In reference to the conflicts of interests between the agricull. & manufg. States, it is a consoling anticipation, that as far as the Legisl: encouragts. to one may not involve an actual or early compensation to the other, it will accelerate a state of things in which the conflict between them will cease & be succeeded by an interchange of the products profitable to both; converting a source of discord among the States into a new cement of their Union, and giving to the Country, a supply of its essential wants independent of contingencies and vicissitudes incident to foreign Commerce.

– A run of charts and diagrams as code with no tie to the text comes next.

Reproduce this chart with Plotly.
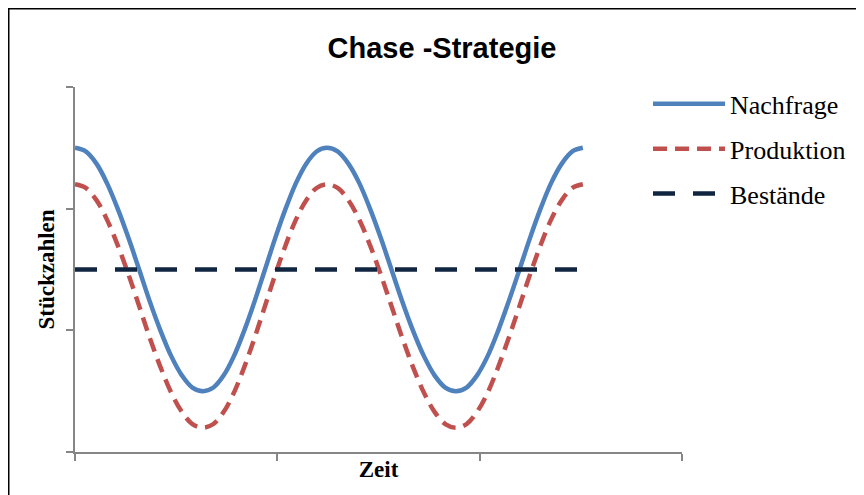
import plotly.graph_objects as go

# Data (x in axis units 0..3, y in axis units 0..3)
zeit = [0, 0.053, 0.106, 0.158, 0.211, 0.264, 0.317, 0.369, 0.422, 0.475, 0.528, 0.580, 0.633,
        0.684, 0.735, 0.786, 0.837, 0.888, 0.939, 0.990, 1.041, 1.092, 1.143, 1.194, 1.245,
        1.298, 1.351, 1.405, 1.458, 1.511, 1.564, 1.617, 1.670, 1.724, 1.777, 1.830, 1.883,
        1.935, 1.987, 2.040, 2.092, 2.144, 2.197, 2.249, 2.301, 2.353, 2.406, 2.458, 2.51]
nachfrage = [2.5, 2.47, 2.37, 2.21, 2.0, 1.76, 1.5, 1.24, 1.0, 0.79, 0.63, 0.53, 0.5,
             0.53, 0.63, 0.79, 1.0, 1.24, 1.5, 1.76, 2.0, 2.21, 2.37, 2.47, 2.5,
             2.47, 2.37, 2.21, 2.0, 1.76, 1.5, 1.24, 1.0, 0.79, 0.63, 0.53, 0.5,
             0.53, 0.63, 0.79, 1.0, 1.24, 1.5, 1.76, 2.0, 2.21, 2.37, 2.47, 2.5]
produktion = [2.2, 2.17, 2.07, 1.91, 1.7, 1.46, 1.2, 0.94, 0.7, 0.49, 0.33, 0.23, 0.2,
              0.23, 0.33, 0.49, 0.7, 0.94, 1.2, 1.46, 1.7, 1.91, 2.07, 2.17, 2.2,
              2.17, 2.07, 1.91, 1.7, 1.46, 1.2, 0.94, 0.7, 0.49, 0.33, 0.23, 0.2,
              0.23, 0.33, 0.49, 0.7, 0.94, 1.2, 1.46, 1.7, 1.91, 2.07, 2.17, 2.2]
bestand_x = [0, 2.51]
bestaende = [1.5, 1.5]
ticks = [0, 1, 2, 3]

W, H = 856, 487
ML, MR, MT, MB = 67, 182, 79, 43
PW, PH = W - ML - MR, H - MT - MB

fig = go.Figure()
fig.add_trace(go.Scatter(x=zeit, y=nachfrage, name="Nachfrage", mode="lines", legendgroup="a",
                         line=dict(color="#4F81BD", width=4.5, shape="spline")))
fig.add_trace(go.Scatter(x=zeit, y=produktion, name="Produktion", mode="lines", legendgroup="b",
                         line=dict(color="#C0504D", width=4.5, shape="spline", dash="14px,8px")))
fig.add_trace(go.Scatter(x=bestand_x, y=bestaende, name="Bestände", mode="lines", legendgroup="c",
                         line=dict(color="#10253F", width=4.5, dash="22px,18px")))

axis_common = dict(showgrid=False, zeroline=False, showline=True, linecolor="#868686",
                   linewidth=1.5, ticks="outside", tickcolor="#868686", ticklen=7,
                   tickwidth=1.5, showticklabels=False, range=[0, 3],
                   tickmode="array", tickvals=ticks)

fig.update_layout(
    width=W, height=H,
    margin=dict(l=ML, r=MR, t=MT, b=MB, autoexpand=False),
    paper_bgcolor="white", plot_bgcolor="white",
    title=dict(text="<b>Chase -Strategie</b>", x=0.507, xanchor="center",
               y=0.918, yanchor="middle",
               font=dict(family="Liberation Sans, Arial", size=29, color="black")),
    xaxis=dict(**axis_common,
               title=dict(text="<b>Zeit</b>", standoff=1,
                          font=dict(family="Liberation Serif, Times New Roman", size=23, color="black"))),
    yaxis=dict(**axis_common,
               title=dict(text="<b>Stückzahlen</b>", standoff=5,
                          font=dict(family="Liberation Serif, Times New Roman", size=23, color="black"))),
    legend=dict(x=0.944, xanchor="left", y=1.018, yanchor="top",
                font=dict(family="Liberation Serif, Times New Roman", size=26, color="black"),
                itemwidth=72, tracegroupgap=8, bgcolor="rgba(0,0,0,0)"),
    shapes=[dict(type="rect", xref="paper", yref="paper",
                 x0=(-ML + 0.75) / PW, x1=(W - ML + 20) / PW,
                 y0=(-MB - 20) / PH, y1=1 + (MT - 0.75) / PH,
                 line=dict(color="black", width=1.5), fillcolor="rgba(0,0,0,0)", layer="below")],
)

fig.write_html("out.html")
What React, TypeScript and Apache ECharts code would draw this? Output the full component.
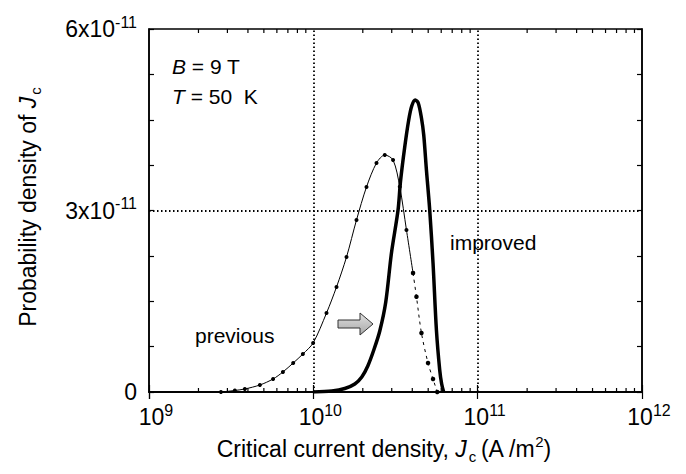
import React, { useEffect, useRef } from "react";
import * as echarts from "echarts";

// Jc in A/m^2, probability density in units of 1e-11
const previousJ = [2.74e9, 3.33e9, 3.83e9, 4.73e9, 5.69e9, 6.53e9, 7.54e9, 8.64e9, 9.97e9, 1.203e10, 1.384e10, 1.592e10, 1.831e10, 2.106e10, 2.423e10, 2.721e10, 3.056e10, 3.357e10, 3.687e10, 4.043e10];
const previousP = [0, 0.025, 0.05, 0.116, 0.215, 0.331, 0.479, 0.628, 0.81, 1.306, 1.736, 2.231, 2.843, 3.388, 3.785, 3.917, 3.835, 3.393, 2.678, 1.967];
const previousTailJ = [4.043e10, 4.241e10, 4.549e10, 4.988e10, 5.35e10, 5.675e10];
const previousTailP = [1.967, 1.575, 0.975, 0.479, 0.215, 0];
const improvedJ = [1.0e10, 1.296e10, 1.554e10, 1.788e10, 1.972e10, 2.145e10, 2.333e10, 2.537e10, 2.759e10, 2.988e10, 3.277e10, 3.389e10, 3.599e10, 3.806e10, 3.97e10, 4.17e10, 4.349e10, 4.549e10, 4.697e10, 4.878e10, 5.108e10, 5.35e10, 5.61e10, 5.875e10, 6.04e10, 6.21e10];
const improvedP = [0, 0.0165, 0.058, 0.132, 0.248, 0.43, 0.694, 1.008, 1.488, 2.298, 3.008, 3.471, 4.05, 4.496, 4.727, 4.826, 4.777, 4.529, 4.248, 3.669, 3.008, 2.132, 1.025, 0.364, 0.132, 0];
const minorTickJ = [2e9, 3e9, 4e9, 5e9, 6e9, 7e9, 8e9, 9e9, 2e10, 3e10, 4e10, 5e10, 6e10, 7e10, 8e10, 9e10, 2e11, 3e11, 4e11, 5e11, 6e11, 7e11, 8e11, 9e11];
const gridJ = [1e10, 1e11];
const gridP = [3];
const yLabelValues = [0, 3, 6];
const yLabelTexts = ["0", "3x10", "6x10"];
const yLabelExponent = "-11";

const FONT = "'Liberation Sans', Arial, Helvetica, sans-serif";

const zip = (a: number[], b: number[]) => a.map((v, i) => [v, b[i]]);

export default function App() {
  const ref = useRef<HTMLDivElement>(null);
  useEffect(() => {
    if (!ref.current) return;
    const chart = echarts.init(ref.current, null, { renderer: "svg" });
    const supRich = {
      b: { fontSize: 23, fontFamily: FONT, color: "#000", lineHeight: 30 },
      s: { fontSize: 16, fontFamily: FONT, color: "#000", lineHeight: 16, verticalAlign: "top" },
    };
    const xAxisCommon = {
      type: "log",
      logBase: 10,
      min: 1e9,
      max: 1e12,
      axisLine: { show: true, lineStyle: { color: "#000", width: 1.5 } },
      axisTick: { show: true, inside: true, length: 7, lineStyle: { color: "#000", width: 1.2 } },
      splitLine: { show: false },
    };
    const yAxisCommon = {
      type: "value",
      min: 0,
      max: 6,
      interval: 0.75,
      axisLine: { show: true, lineStyle: { color: "#000", width: 1.5 } },
      axisTick: { show: true, inside: true, length: 5, lineStyle: { color: "#000", width: 1.2 } },
      splitLine: { show: false },
    };
    const bigRich = {
      a: { fontSize: 23, fontFamily: FONT, color: "#000", lineHeight: 30 },
      i: { fontSize: 23, fontFamily: FONT, fontStyle: "italic", color: "#000", lineHeight: 30 },
      sub: { fontSize: 15, fontFamily: FONT, color: "#000", lineHeight: 15, verticalAlign: "bottom", padding: [0, 4, 0, 2] },
      sup: { fontSize: 15, fontFamily: FONT, color: "#000", lineHeight: 15, verticalAlign: "top" },
    };
    const annRich = {
      a: { fontSize: 21, fontFamily: FONT, color: "#000" },
      i: { fontSize: 21, fontFamily: FONT, fontStyle: "italic", color: "#000" },
    };
    chart.setOption({
      animation: false,
      backgroundColor: "#fff",
      grid: { left: 149, right: 44, top: 29, bottom: 82, show: true, borderColor: "#000", borderWidth: 1.5 },
      xAxis: [
        {
          ...xAxisCommon,
          position: "bottom",
          axisLabel: {
            show: true,
            margin: 10,
            formatter: (v: number) => `{b|10}{s|${Math.round(Math.log10(v))}}`,
            rich: supRich,
            padding: [0, 0, 0, 14],
          },
        },
        { ...xAxisCommon, position: "top", axisLabel: { show: false } },
      ],
      yAxis: [
        {
          ...yAxisCommon,
          position: "left",
          axisLabel: {
            show: true,
            margin: 12,
            formatter: (v: number) => {
              const i = yLabelValues.findIndex((y) => Math.abs(y - v) < 1e-6);
              if (i < 0) return "";
              if (yLabelValues[i] === 0) return `{b|${yLabelTexts[i]}}`;
              return `{b|${yLabelTexts[i]}}{s|${yLabelExponent}}`;
            },
            rich: supRich,
          },
        },
        { ...yAxisCommon, position: "right", axisLabel: { show: false } },
      ],
      series: [
        {
          type: "line",
          name: "previous",
          data: zip(previousJ, previousP),
          smooth: 0.3,
          symbol: "circle",
          symbolSize: 4,
          itemStyle: { color: "#000" },
          lineStyle: { color: "#000", width: 1 },
          z: 3,
          markLine: {
            silent: true,
            symbol: "none",
            label: { show: false },
            lineStyle: { color: "#000", width: 1.8, type: [1.5, 2.5] },
            data: [...gridJ.map((x) => ({ xAxis: x })), ...gridP.map((y) => ({ yAxis: y }))],
          },
        },
        {
          type: "line",
          name: "previous tail",
          data: zip(previousTailJ, previousTailP),
          smooth: 0.3,
          symbol: "circle",
          symbolSize: 4.5,
          itemStyle: { color: "#000" },
          lineStyle: { color: "#000", width: 1, type: [3, 4] },
          z: 3,
        },
        {
          type: "line",
          name: "improved",
          data: zip(improvedJ, improvedP),
          smooth: 0.3,
          showSymbol: false,
          symbol: "none",
          lineStyle: { color: "#000", width: 3.5 },
          z: 4,
        },
        {
          type: "custom",
          name: "minor ticks",
          data: minorTickJ.map((j) => [j, 0]),
          silent: true,
          renderItem: (params: any, api: any) => {
            const x = api.value(0);
            const bot = api.coord([x, 0]);
            const top = api.coord([x, 6]);
            const st = { stroke: "#000", lineWidth: 1.2 };
            return {
              type: "group",
              children: [
                { type: "line", shape: { x1: bot[0], y1: bot[1], x2: bot[0], y2: bot[1] - 4 }, style: st },
                { type: "line", shape: { x1: top[0], y1: top[1], x2: top[0], y2: top[1] + 4 }, style: st },
              ],
            };
          },
        },
      ],
      graphic: [
        {
          type: "text",
          x: 384,
          y: 449,
          style: {
            text: "{a|Critical current density, }{i|J}{sub|c}{a|(A /m}{sup|2}{a|)}",
            align: "center",
            verticalAlign: "middle",
            rich: bigRich,
          },
        },
        {
          type: "text",
          x: 28,
          y: 205,
          rotation: Math.PI / 2,
          style: {
            text: "{a|Probability density of }{i|J}{sub|c}",
            align: "center",
            verticalAlign: "middle",
            rich: bigRich,
          },
        },
        {
          type: "text",
          x: 172,
          y: 66,
          style: { text: "{i|B}{a| = 9 T}", verticalAlign: "middle", rich: annRich },
        },
        {
          type: "text",
          x: 172,
          y: 96,
          style: { text: "{i|T}{a| = 50  K}", verticalAlign: "middle", rich: annRich },
        },
        {
          type: "text",
          x: 450,
          y: 242,
          style: { text: "improved", fontSize: 21, fontFamily: FONT, fill: "#000", verticalAlign: "middle" },
        },
        {
          type: "text",
          x: 195,
          y: 335,
          style: { text: "previous", fontSize: 21, fontFamily: FONT, fill: "#000", verticalAlign: "middle" },
        },
        {
          type: "polygon",
          shape: { points: [[338, 320], [360, 320], [360, 313], [373, 324], [360, 335], [360, 328], [338, 328]] },
          style: {
            fill: new echarts.graphic.LinearGradient(0, 0, 0, 1, [
              { offset: 0, color: "#e0e0e0" },
              { offset: 1, color: "#a8a8a8" },
            ]),
            stroke: "#333",
            lineWidth: 1,
          },
          z: 10,
        },
      ],
    });
    return () => chart.dispose();
  }, []);
  return <div ref={ref} style={{ position: "fixed", left: 0, top: 0, width: 686, height: 474 }} />;
}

The result of the whole is that we must recur to the monitory reflection that no Government of human device, & human administration can be perfect; that that which is the least imperfect is therefore the best Govt. That the abuses of all other Govts. have led to the preference of Republican Govt. is the best of all governments because the least imperfect that the vital principle of Repub: Govt. is the lex majoris partis, the will of the majority; that if the will of a majority can not be trusted where there are diversified conflicting interests, it can be trusted no where because such interests exist every where; that if the manufacturing & agricultural interests, be of all interests the most conflicting in the most important operations of Govt. and a majority Govt. over them, be the most intolerable of Govts. it must be as intolerable within the States, as it is represented to be in the U. S; and finally that the advocates of the doctrine, to be consistent must reject it in the former, as well as in the latter; and seek a refuge under an authority master of both.